Cancer charity scams millions
The Long Island, NY-based group’s directors — Andrew Smith, Debra Koppelman and Patricia Scott — are being accused of using donated funds as their “personal cashmachine,” in the words of New York Attorney General Eric Schneiderman.
Of the $1.4 million the CABC managed to raise in 2008, they only spent less than $400 on mammograms, Schneiderman says. On the other hand, the trio has taken more than $550,000 to put towards their annual salaries, and another $150,000 for pension funding and medical benefits.
The formal charges against Smith, Scott and Loppelman allege that the group engaged in a scheme to defraud and violate the state’s not-for-profit and charitable solicitation laws. The boss at a principle fundraiser of the CABA was also charged with these offenses.

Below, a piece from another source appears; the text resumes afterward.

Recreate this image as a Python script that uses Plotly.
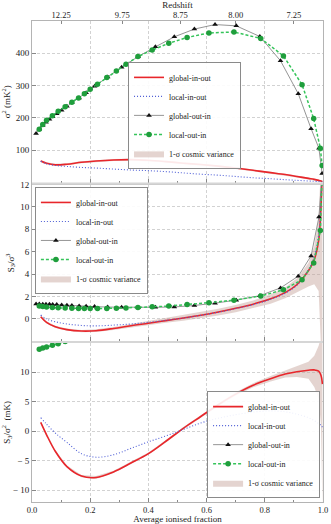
import plotly.graph_objects as go

C_RED = '#e8262b'
C_BLUE = '#4f5fd6'
C_BLACK = '#111111'
C_GREY = '#7a7a7a'
C_GREEN = '#1f9e3c'
C_GREEN_L = '#35c45a'
C_BAND = 'rgba(196,160,150,0.45)'
C_FRAME = '#b4b4b4'
C_GRID = '#d2d2d2'
C_TEXT = '#222222'
FONT = 'Liberation Serif, DejaVu Serif, serif'

# in-out runs: average ionised fraction grid
xi_io = [0.03, 0.05, 0.08, 0.12, 0.17, 0.22, 0.28, 0.34, 0.40, 0.46, 0.52, 0.58,
         0.64, 0.70, 0.76, 0.82, 0.87, 0.91, 0.95, 0.97, 0.985, 0.993, 0.998]

# sigma^2 (mK^2)
var_gio = [67, 60, 55, 57, 63, 67, 70, 71, 69, 65, 60, 56, 51, 45, 38, 31, 25, 19, 13, 10, 7, 5, 3]
var_lio = [66, 58, 53, 50, 47, 45, 42, 39, 37, 34, 30, 26, 23, 19, 15, 12, 9, 7, 5, 4, 3, 2, 1]
var_lo = [64, 57, 52, 54, 60, 64, 67, 68, 66, 62, 57, 53, 48, 42, 35, 28, 22, 16, 10, 7, 4, 2, 0]
var_hi = [70, 63, 58, 60, 66, 70, 73, 74, 72, 68, 63, 59, 54, 48, 41, 34, 28, 22, 16, 13, 10, 8, 6]

# S3 / sigma^3
skw_gio = [0.2, -0.3, -0.7, -0.95, -1.08, -1.05, -0.85, -0.6, -0.38, -0.15, 0.08, 0.33,
           0.62, 0.95, 1.32, 1.8, 2.35, 3.05, 4.3, 5.3, 7.0, 10.0, 14.0]
skw_lio = [0.35, 0.0, -0.25, -0.45, -0.58, -0.62, -0.55, -0.45, -0.3, -0.12, 0.08, 0.33,
           0.6, 0.92, 1.28, 1.75, 2.3, 3.0, 4.4, 5.6, 7.5, 10.5, 14.0]
skw_lo = [0.1, -0.4, -0.8, -1.05, -1.18, -1.17, -0.98, -0.75, -0.55, -0.35, -0.15, 0.05,
          0.3, 0.6, 0.95, 1.35, 1.85, 2.4, 2.9, 3.1, 2.5, -2.5, -2.5]
skw_hi = [0.3, -0.2, -0.6, -0.85, -0.98, -0.93, -0.72, -0.45, -0.2, 0.05, 0.3, 0.6,
          0.9, 1.25, 1.65, 2.2, 2.8, 3.6, 5.0, 6.5, 9.0, 14.0, 14.0]

# S3 / sigma^2 (mK)
s3n_gio = [1.5, -0.6, -3.4, -6.0, -7.6, -7.85, -6.9, -5.4, -3.8, -1.7, 0.5, 2.5,
           4.5, 6.3, 7.8, 8.9, 9.7, 10.1, 10.35, 10.4, 10.2, 9.5, 8.0]
s3n_lio = [2.3, 1.2, -0.3, -1.9, -3.8, -4.4, -4.0, -2.9, -1.8, -0.8, 0.3, 1.4,
           2.2, 2.8, 3.25, 3.45, 3.3, 2.9, 2.3, 1.8, 1.3, 1.0, 0.7]
s3n_lo = [1.3, -0.8, -3.6, -6.2, -7.8, -8.1, -7.1, -5.6, -4.0, -1.9, 0.3, 2.3,
          4.25, 6.0, 7.45, 8.45, 9.1, 9.2, 8.9, 7.5, 5.5, 1.0, -13.0]
s3n_hi = [1.7, -0.4, -3.2, -5.8, -7.4, -7.6, -6.7, -5.2, -3.6, -1.5, 0.7, 2.7,
          4.75, 6.6, 8.15, 9.35, 10.3, 11.0, 11.8, 12.8, 14.5, 16.0, 16.0]

# out-in runs (snapshots)
xi_goi = [0.014, 0.025, 0.037, 0.048, 0.06, 0.071, 0.085, 0.102, 0.12, 0.137, 0.162,
          0.186, 0.215, 0.26, 0.308, 0.365, 0.424, 0.489, 0.558, 0.629, 0.702, 0.783,
          0.854, 0.915, 0.959, 0.986, 0.997]
var_goi = [152, 165, 177, 187, 196, 204, 213, 224, 236, 247, 262, 278, 298, 327, 357,
           390, 420, 451, 475, 489, 485, 452, 377, 275, 167, 106, 28]
skw_goi = [1.33, 1.33, 1.32, 1.32, 1.31, 1.3, 1.28, 1.25, 1.22, 1.19, 1.16, 1.13, 1.1,
           1.06, 1.04, 1.03, 1.04, 1.07, 1.2, 1.41, 1.68, 2.08, 2.77, 3.82, 5.63, 9.1, 13.0]

xi_loi = [0.025, 0.037, 0.05, 0.07, 0.09, 0.114, 0.137, 0.16, 0.18, 0.2, 0.225, 0.257,
          0.29, 0.323, 0.364, 0.413, 0.47, 0.533, 0.608, 0.694, 0.786, 0.864, 0.928,
          0.968, 0.991, 0.997]
var_loi = [165, 180, 193, 207, 221, 235, 249, 262, 275, 289, 304, 325, 345, 366, 390,
           410, 431, 449, 463, 466, 446, 392, 303, 198, 106, 53]
skw_loi = [1.15, 1.1, 1.06, 1.02, 0.99, 0.97, 0.95, 0.94, 0.93, 0.93, 0.93, 0.94, 0.96,
           0.98, 1.02, 1.08, 1.15, 1.28, 1.45, 1.68, 2.05, 2.6, 3.5, 5.0, 7.9, 13.0]
s3n_loi = [13.9, 14.1, 14.3, 14.6, 14.85, 15.2, 15.6]

# top axis: redshift at given ionised fractions
z_ticks = [0.1, 0.31, 0.51, 0.7, 0.9]
z_labels = ['12.25', '9.75', '8.75', '8.00', '7.25']

fig = go.Figure()


def add_panel(xa, ya, leg, red, blue, lo, hi, goi, loi):
    common = dict(xaxis=xa, yaxis=ya, legend=leg, hoverinfo='skip')
    fig.add_trace(go.Scatter(x=xi_io, y=lo, mode='lines', line=dict(width=0),
                             showlegend=False, **common))
    fig.add_trace(go.Scatter(x=xi_io, y=hi, mode='lines', line=dict(width=0),
                             fill='tonexty', fillcolor=C_BAND, legendrank=5,
                             name='1-σ cosmic variance', **common))
    fig.add_trace(go.Scatter(x=xi_io, y=red, mode='lines', name='global-in-out',
                             line=dict(color=C_RED, width=1.6, shape='spline'),
                             legendrank=1, **common))
    fig.add_trace(go.Scatter(x=xi_io, y=blue, mode='lines', name='local-in-out',
                             line=dict(color=C_BLUE, width=1.1, dash='1px,2px', shape='spline'),
                             legendrank=2, **common))
    gx = xi_goi if goi else [None]
    fig.add_trace(go.Scatter(x=gx, y=goi or [None], mode='lines+markers', name='global-out-in',
                             line=dict(color=C_GREY, width=0.8),
                             marker=dict(symbol='triangle-up', size=5, color=C_BLACK),
                             legendrank=3, **common))
    fig.add_trace(go.Scatter(x=xi_loi[:len(loi)], y=loi, mode='lines+markers',
                             name='local-out-in',
                             line=dict(color=C_GREEN_L, width=1.5, dash='3px,2px'),
                             marker=dict(symbol='circle', size=5.5, color=C_GREEN),
                             legendrank=4, **common))


add_panel('x3', 'y3', 'legend', var_gio, var_lio, var_lo, var_hi, var_goi, var_loi)
add_panel('x2', 'y2', 'legend2', skw_gio, skw_lio, skw_lo, skw_hi, skw_goi, skw_loi)
add_panel('x', 'y', 'legend3', s3n_gio, s3n_lio, s3n_lo, s3n_hi, None, s3n_loi)

# carrier for the redshift axis so that it gets drawn
fig.add_trace(go.Scatter(x=z_ticks, y=[None] * len(z_ticks), xaxis='x4', yaxis='y3',
                         mode='markers', showlegend=False, hoverinfo='skip'))

xbase = dict(range=[0, 1], tick0=0, dtick=0.2, showgrid=True, gridcolor=C_GRID,
             griddash='3px,2px', gridwidth=1, zeroline=False, showline=True,
             linecolor=C_FRAME, linewidth=1, mirror=True, ticks='inside', ticklen=4,
             tickcolor='#888', automargin=False,
             minor=dict(dtick=0.1, ticks='inside', ticklen=2, tickcolor='#888', showgrid=False))
ybase = dict(showgrid=True, gridcolor=C_GRID, griddash='3px,2px', gridwidth=1,
             zeroline=False, showline=True, linecolor=C_FRAME, linewidth=1, mirror=True,
             ticks='inside', ticklen=4, tickcolor='#888', automargin=False,
             tickfont=dict(size=9))

legbase = dict(font=dict(size=8, color=C_TEXT), bgcolor='rgba(255,255,255,0.9)',
               bordercolor='#8a8a8a', borderwidth=1, itemwidth=30,
               tracegroupgap=0, traceorder='normal')

# light grey bands where the stacked panels meet
seps = [dict(type='rect', xref='paper', yref='paper', x0=0, x1=1, y0=y0, y1=y1,
             fillcolor='#d6d6d6', line=dict(width=0), layer='above')
        for y0, y1 in [(0.3305, 0.3345), (0.6595, 0.6645)]]

fig.update_layout(
    width=331, height=524,
    paper_bgcolor='white', plot_bgcolor='white',
    font=dict(family=FONT, color=C_TEXT, size=9),
    margin=dict(l=32, r=8, t=21, b=22),
    showlegend=True,
    shapes=seps,
    xaxis=dict(**xbase, anchor='y', tickformat='.1f', tickfont=dict(size=8.5),
               title=dict(text='Average ionised fraction', font=dict(size=9), standoff=0)),
    xaxis2=dict(**xbase, anchor='y2', matches='x', showticklabels=False),
    xaxis3=dict(**xbase, anchor='y3', matches='x', showticklabels=False),
    xaxis4=dict(range=[0, 1], overlaying='x3', side='top', anchor='y3',
                tickvals=z_ticks, ticktext=z_labels, ticks='inside', ticklen=3,
                tickcolor='#888', showgrid=False, zeroline=False, automargin=False,
                tickfont=dict(size=8.5),
                title=dict(text='Redshift', font=dict(size=9), standoff=0)),
    yaxis=dict(**ybase, domain=[0, 0.331], range=[-12, 15],
               tickvals=[-10, -5, 0, 5, 10], ticktext=['− 10', '− 5', '0', '5', '10'],
               title=dict(text='S<sub>3</sub>/σ<sup>2</sup>  (mK)', font=dict(size=9), standoff=4)),
    yaxis2=dict(**ybase, domain=[0.334, 0.66], range=[-2, 12],
                tickvals=[0, 2, 4, 6, 8, 10, 12],
                title=dict(text='S<sub>3</sub>/σ<sup>3</sup>', font=dict(size=9), standoff=4)),
    yaxis3=dict(**ybase, domain=[0.664, 1], range=[0, 500],
                tickvals=[100, 200, 300, 400],
                title=dict(text='σ<sup>2</sup> (mK<sup>2</sup>)', font=dict(size=9), standoff=4)),
    legend=dict(**legbase, x=0.33, y=0.915, xanchor='left', yanchor='top'),
    legend2=dict(**legbase, x=0.01, y=0.655, xanchor='left', yanchor='top'),
    legend3=dict(**legbase, x=0.99, y=0.008, xanchor='right', yanchor='bottom'),
)

fig.write_html('out.html', config={'displayModeBar': False},
               post_script="document.body.style.margin='0';")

The lawsuit itself, a 42-page filing, says, "In short, [d]efendants have misused and wasted millions of charitable dollars that could have been used to treat and potentially save an untold number of breast cancer victims across this state and country.”
Speaking to FoxNews.com on Wednesday, however, an attorney for the group says that they intend on disputing the charges.
“Although far from a sham organization as falsely stated by the Attorney General, representatives of the organization and their legal counsel have been in discussions with the state's representatives for most of 2011 actively trying to address the issues raised by the state," reads a statement from attorney Greg Lam.
In a statement, Schneiderman says that “This type of scam will not be tolerated in New York, and my office will continue its work to stop charities fraud and hold those who commit it accountable.” He adds that “Instead of benefiting breast cancer victims and their families, millions of dollars were misused for personal benefit.”
“By using a charity as a personal cash machine, the Coalition Against Breast Cancer and Campaign Center shamelessly exploited New Yorkers’ natural sympathies and generosity.”
Without hours of the lawsuit being publicized, the CABC’s website went offline.